Northern leaders have for weeks been claiming that the UK Government lifted the national spring lockdown restrictions with London and the South East in mind.
MPs in the North of England criticised the Government’s briefings on the new coronavirus restrictions as a “shambles” after some said they were invited to calls for the wrong region or even left off the list entirely.
Sheffield Heeley’s Louise Haigh said: “I got my invite 5 minutes after the meeting had started.”
While Hull West and Hessle’s Emma Hardy told the PM in the Commons a failure to contact all Yorkshire MPs and council leaders had created “confusion and fear”.
Mr Johnson said: “The Government at all levels has been in constant contact with authorities in Yorkshire for the last few days and I’m very grateful for their co-operation.”
While Normanton, Pontefract and Castleford MP Yvette Cooper called on the Prime Minister to “come back from the moon and get back to what’s happening on planet Earth” as she raised concerns over testing.

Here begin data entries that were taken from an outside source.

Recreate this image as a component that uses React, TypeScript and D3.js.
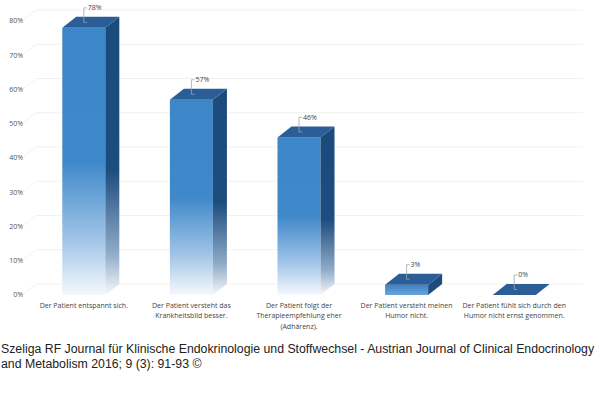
import React from "react";
import * as d3 from "d3";

const categories = [
  ["Der Patient entspannt sich."],
  ["Der Patient versteht das", "Krankheitsbild besser."],
  ["Der Patient folgt der", "Therapieempfehlung eher", "(Adhärenz)."],
  ["Der Patient versteht meinen", "Humor nicht."],
  ["Der Patient fühlt sich durch den", "Humor nicht ernst genommen."],
];
const values = [78, 57, 46, 3, 0];
const yTicks = [0, 10, 20, 30, 40, 50, 60, 70, 80];
const footer = [
  "Szeliga RF Journal für Klinische Endokrinologie und Stoffwechsel - Austrian Journal of Clinical Endocrinology",
  "and Metabolism 2016; 9 (3): 91-93 ©",
];

const W = 600;
const H = 399;
const DX = 14; // depth offset x
const DY = 11; // depth offset y
const labelFont = "'Open Sans', 'DejaVu Sans', sans-serif";

export default function App() {
  const ids = categories.map((_, i) => String(i));
  const x = d3.scaleBand<string>()
    .domain(ids)
    .range([30, 568])
    .paddingInner(0.6)
    .paddingOuter(0.3);
  const y = d3.scaleLinear().domain([0, 80]).range([295, 21]);
  const bw = x.bandwidth();
  const y0 = y(0);

  return (
    <svg width={W} height={H} style={{ position: "absolute", left: 0, top: 0, background: "#fff" }}>
      <defs>
        <linearGradient id="front" x1="0" y1="0" x2="0" y2="1">
          <stop offset="0" stopColor="#3d86c8" />
          <stop offset="0.5" stopColor="#3f88ca" />
          <stop offset="0.8" stopColor="#a3c6e7" />
          <stop offset="1" stopColor="#f5f9fd" />
        </linearGradient>
        <linearGradient id="side" x1="0" y1="0" x2="0" y2="1">
          <stop offset="0" stopColor="#1b4a7c" />
          <stop offset="0.55" stopColor="#1d4c7e" />
          <stop offset="0.85" stopColor="#90abc8" />
          <stop offset="1" stopColor="#f6f8fa" />
        </linearGradient>
        <linearGradient id="frontSmall" x1="0" y1="0" x2="0" y2="1">
          <stop offset="0" stopColor="#3b82c4" />
          <stop offset="1" stopColor="#6aa5dc" />
        </linearGradient>
      </defs>

      {/* back wall gridlines */}
      {yTicks.map(t => (
        <g key={t}>
          <line x1={22} y1={y(t)} x2={22 + DX} y2={y(t) - DY} stroke="#f3f3f3" strokeWidth={1} />
          <line x1={22 + DX} y1={y(t) - DY} x2={583} y2={y(t) - DY} stroke="#f1f1f1" strokeWidth={1} />
        </g>
      ))}

      {/* y axis labels */}
      {yTicks.map(t => (
        <text key={t} x={23} y={y(t)} dy="0.35em" textAnchor="end" fontSize={7} fill="#555" fontFamily={labelFont}>
          {t}%
        </text>
      ))}

      {/* bars */}
      {values.map((v, i) => {
        const x0 = x(String(i))!;
        const x1 = x0 + bw;
        const top = y(v);
        const h = y0 - top;
        const small = h < 20;
        return (
          <g key={i}>
            {h > 0 && (
              <rect x={x0} y={top} width={bw} height={h} fill={small ? "url(#frontSmall)" : "url(#front)"} />
            )}
            {h > 0 && (
              <path
                d={`M${x1},${top}L${x1 + DX},${top - DY}L${x1 + DX},${y0 - DY}L${x1},${y0}Z`}
                fill={small ? "#1d4c7e" : "url(#side)"}
              />
            )}
            <path
              d={`M${x0},${top}L${x0 + DX},${top - DY}L${x1 + DX},${top - DY}L${x1},${top}Z`}
              fill="#2b5d96"
            />
          </g>
        );
      })}

      {/* value labels with leaders */}
      {values.map((v, i) => {
        const cx = x(String(i))! + bw / 2;
        const top = y(v);
        const ly = top - 20;
        return (
          <g key={i}>
            <path
              d={`M${cx + 3},${top - DY / 2}L${cx},${top - DY / 2}L${cx},${ly}L${cx + 3},${ly}`}
              fill="none"
              stroke="#9aa6b2"
              strokeWidth={0.8}
            />
            <text x={cx + 4} y={ly} dy="0.35em" fontSize={7} fill="#444" fontFamily={labelFont}>
              {v}%
            </text>
          </g>
        );
      })}

      {/* category labels */}
      {categories.map((lines, i) => {
        const cx = x(String(i))! + bw / 2;
        return (
          <text key={i} textAnchor="middle" fontSize={7} fill="#444" fontFamily={labelFont}>
            {lines.map((l, j) => (
              <tspan key={j} x={cx} y={307.5 + j * 10.5}>
                {l}
              </tspan>
            ))}
          </text>
        );
      })}

      {/* footer */}
      {footer.map((l, j) => (
        <text key={j} x={1} y={353 + j * 15} fontSize={12.3} fill="#222" fontFamily="'Liberation Sans', Arial, sans-serif">
          {l}
        </text>
      ))}
    </svg>
  );
}
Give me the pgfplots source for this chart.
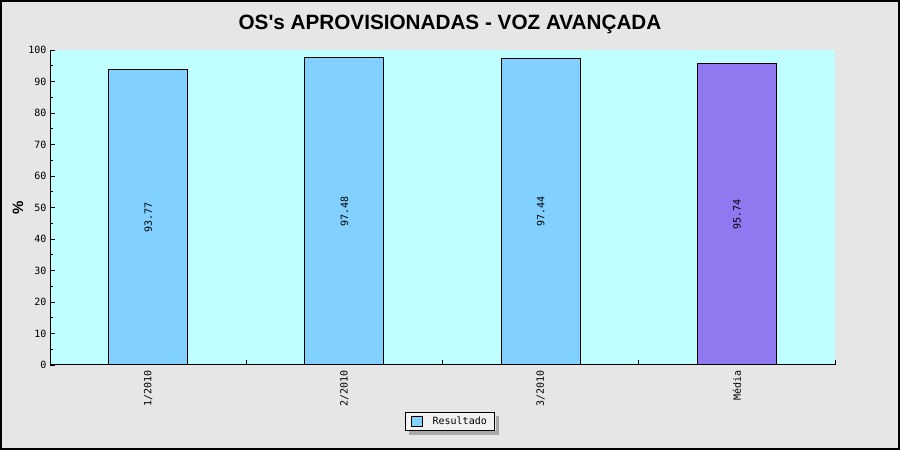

She said: “Just a month ago, the PM described his Moonshot plan where there were going to be millions of tests done and returned every day and he said if everything comes together, it may be possible even for sectors like theatres to have life much closer to normal before Christmas.
“Families now are feeling like a normal Christmas is going to be further away (than) ever and local health officials in our area have said people are waiting six days, not a day, to get their test results. If we come back from the moon and get back to what’s happening on planet Earth, when will he have enough testing capacity in place so my constituents can get their results in 24 hours?”
Mr Johnson replied: “The daily test process has gone up just in the last month by 34 per cent and daily capacity has gone up 28 per cent and as she knows, by the end of this month, NHS Test and Trace are confident they will be doing 500,000 tests a day, they will have capacity I should say for 500,000 tests a day.”
While Conservative Miriam Cates, MP for Penistone and Stocksbridge, asked about the arrangements for informal childcare under the new measures, telling the Commons: “As a new parent himself, I’m sure (Mr Johnson) understands that sometimes circumstances dictate that parents need emergency childcare and that’s happening more and more with childminders having to isolate, nursery staff etc.
“So can he confirm emergency informal childcare will still be able to assist parents even under the three-tier system?”
Mr Johnson replied: “Well, you know, tell me about it, Mr Speaker.
“I think she makes a very, very important point and the provisions we have for 30 hours’ free childcare are there. The point about emergency childcare is well made.”
Some 11 further deaths were recorded in Yorkshire today in people who had previously tested positive for coronavirus, bringing the region’s total to at least 3,021.
Nationally, 50 further deaths were reported, bringing the total to 42,875.